Let’s now take a look at hedge fund activity in other stocks similar to Republic Services, Inc. (NYSE:RSG). These stocks are Under Armour Inc (NYSE:UA), Hartford Financial Services Group Inc (NYSE:HIG), International Paper Company (NYSE:IP), and Realty Income Corp (NYSE:O). This group of stocks’ market valuations are similar to RSG’s market valuation.

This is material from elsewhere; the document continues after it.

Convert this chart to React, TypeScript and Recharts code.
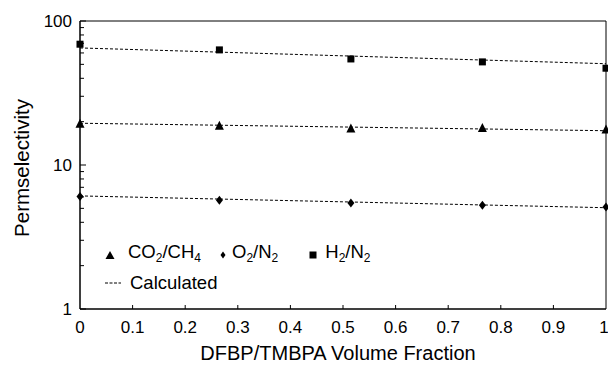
import { ComposedChart, Scatter, Line, XAxis, YAxis, ReferenceArea } from 'recharts'

const fractions = [0, 0.265, 0.515, 0.765, 1]
const co2ch4 = [19.2, 18.6, 17.8, 17.9, 17.5]
const o2n2 = [6.05, 5.7, 5.45, 5.25, 5.1]
const h2n2 = [69, 63, 54.5, 52, 47]

// calculated (dashed) lines, end points
const calcFractions = [0, 1]
const co2ch4Calc = [19.5, 17.3]
const o2n2Calc = [6.1, 5.05]
const h2n2Calc = [65, 50.5]

const xTicks = [0, 0.1, 0.2, 0.3, 0.4, 0.5, 0.6, 0.7, 0.8, 0.9, 1]
const yTicks = [1, 2, 3, 4, 5, 6, 7, 8, 9, 10, 20, 30, 40, 50, 60, 70, 80, 90, 100]
const yMajor = [1, 10, 100]

const toPoints = (vals: number[]) => fractions.map((x, i) => ({ x, y: vals[i] }))
const calcData = calcFractions.map((x, i) => ({
  x,
  co2: co2ch4Calc[i],
  o2: o2n2Calc[i],
  h2: h2n2Calc[i],
}))

const FONT = '"Liberation Sans", Arial, sans-serif'
const Y_MARGIN = 8
const X_MARGIN = 18

const Triangle = ({ cx, cy }: any) => (
  <polygon points={`${cx},${cy - 5.5} ${cx - 4.5},${cy + 3.5} ${cx + 4.5},${cy + 3.5}`} fill="#000" />
)
const Diamond = ({ cx, cy }: any) => (
  <polygon points={`${cx},${cy - 4.5} ${cx + 3.5},${cy} ${cx},${cy + 4.5} ${cx - 3.5},${cy}`} fill="#000" />
)
const Square = ({ cx, cy }: any) => <rect x={cx - 3.5} y={cy - 3.5} width={7} height={7} fill="#000" />

const YTick = ({ x, y, payload }: any) => {
  const major = yMajor.includes(payload.value)
  const ax = x + Y_MARGIN
  return (
    <g>
      <line x1={ax} x2={ax + (major ? 6 : 4)} y1={y} y2={y} stroke="#000" />
      {major && (
        <text x={x} y={y} textAnchor="end" dominantBaseline="central" fontSize={17} fill="#000" fontFamily={FONT}>
          {payload.value}
        </text>
      )}
    </g>
  )
}

const XTick = ({ x, y, payload }: any) => {
  const ay = y - X_MARGIN
  const v = payload.value
  const showLine = v > 0 && v < 1
  return (
    <g>
      {showLine && <line x1={x} x2={x} y1={ay} y2={ay - 4} stroke="#000" />}
      <text x={v === 1 ? x - 2 : x} y={y} textAnchor="middle" dominantBaseline="central" fontSize={17} fill="#000" fontFamily={FONT}>
        {v}
      </text>
    </g>
  )
}

const sub = { fontSize: 12, verticalAlign: -4 }
const row = { display: 'flex', alignItems: 'center', whiteSpace: 'nowrap' as const, height: 20 }

const ChartLegend = () => (
  <div
    style={{
      position: 'absolute',
      left: 105,
      top: 245,
      fontFamily: FONT,
      fontSize: 18.5,
      color: '#000',
      lineHeight: '20px',
    }}
  >
    <div style={row}>
      <svg width={10} height={10} style={{ marginRight: 13 }}>
        <polygon points="5,1 9.5,9 0.5,9" fill="#000" />
      </svg>
      <span>CO<span style={sub}>2</span>/CH<span style={sub}>4</span></span>
      <svg width={6} height={8} style={{ marginLeft: 19, marginRight: 6 }}>
        <polygon points="3,0.5 5.5,4 3,7.5 0.5,4" fill="#000" />
      </svg>
      <span>O<span style={sub}>2</span>/N<span style={sub}>2</span></span>
      <svg width={8} height={8} style={{ marginLeft: 31, marginRight: 8 }}>
        <rect x={0.5} y={0.5} width={7} height={7} fill="#000" />
      </svg>
      <span>H<span style={sub}>2</span>/N<span style={sub}>2</span></span>
    </div>
    <div style={{ ...row, marginTop: 8 }}>
      <svg width={16} height={4} style={{ marginRight: 9 }}>
        <line x1={0} x2={16} y1={2} y2={2} stroke="#000" strokeDasharray="3 1.5" />
      </svg>
      <span>Calculated</span>
    </div>
  </div>
)

export default function App() {
  return (
    <div style={{ position: 'absolute', left: 0, top: 0, width: 608, height: 365, background: '#fff' }}>
      <ComposedChart width={608} height={365} margin={{ top: 21, right: 2, left: 0, bottom: 0 }} style={{ fontFamily: FONT }}>
        <XAxis
          type="number"
          dataKey="x"
          domain={[0, 1]}
          ticks={xTicks}
          height={56}
          tickSize={0}
          tickMargin={X_MARGIN}
          tickLine={false}
          tick={<XTick />}
          axisLine={{ stroke: '#000' }}
          interval={0}
          label={{ value: 'DFBP/TMBPA Volume Fraction', position: 'insideBottom', offset: 5, dx: -5, fontSize: 20, fill: '#000' }}
        />
        <YAxis
          type="number"
          scale="log"
          domain={[1, 100]}
          ticks={yTicks}
          width={80}
          tickSize={0}
          tickMargin={Y_MARGIN}
          tickLine={false}
          tick={<YTick />}
          axisLine={{ stroke: '#000' }}
          interval={0}
          allowDataOverflow
          label={{ value: 'Permselectivity', angle: -90, position: 'center', dx: -18, dy: 3, fontSize: 20.5, fill: '#000' }}
        />
        <ReferenceArea x1={0} x2={1} y1={1} y2={100} fill="none" stroke="#000" strokeWidth={1} ifOverflow="visible" />
        <Line data={calcData} dataKey="h2" stroke="#000" strokeWidth={1} strokeDasharray="3 2" dot={false} isAnimationActive={false} />
        <Line data={calcData} dataKey="co2" stroke="#000" strokeWidth={1} strokeDasharray="3 2" dot={false} isAnimationActive={false} />
        <Line data={calcData} dataKey="o2" stroke="#000" strokeWidth={1} strokeDasharray="3 2" dot={false} isAnimationActive={false} />
        <Scatter name="CO2/CH4" data={toPoints(co2ch4)} dataKey="y" shape={<Triangle />} isAnimationActive={false} />
        <Scatter name="O2/N2" data={toPoints(o2n2)} dataKey="y" shape={<Diamond />} isAnimationActive={false} />
        <Scatter name="H2/N2" data={toPoints(h2n2)} dataKey="y" shape={<Square />} isAnimationActive={false} />
      </ComposedChart>
      <ChartLegend />
    </div>
  )
}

Ticker No of HFs with positions Total Value of HF Positions (x1000) Change in HF Position
UA 28 528456 -3
HIG 37 1041662 3
IP 33 457001 13
O 20 170614 6

As you can see these stocks had an average of 29.5 hedge funds with bullish positions and the average amount invested in these stocks was $549 million. That figure was $485 million in RSG’s case. Hartford Financial Services Group Inc (NYSE:HIG) is the most popular stock in this table. On the other hand Realty Income Corp (NYSE:O) is the least popular one with only 20 bullish hedge fund positions. Republic Services, Inc. (NYSE:RSG) is not the least popular stock in this group but hedge fund interest is still below average. This is a slightly negative signal and we’d rather spend our time researching stocks that hedge funds are piling on. In this regard HIG might be a better candidate to consider a long position in.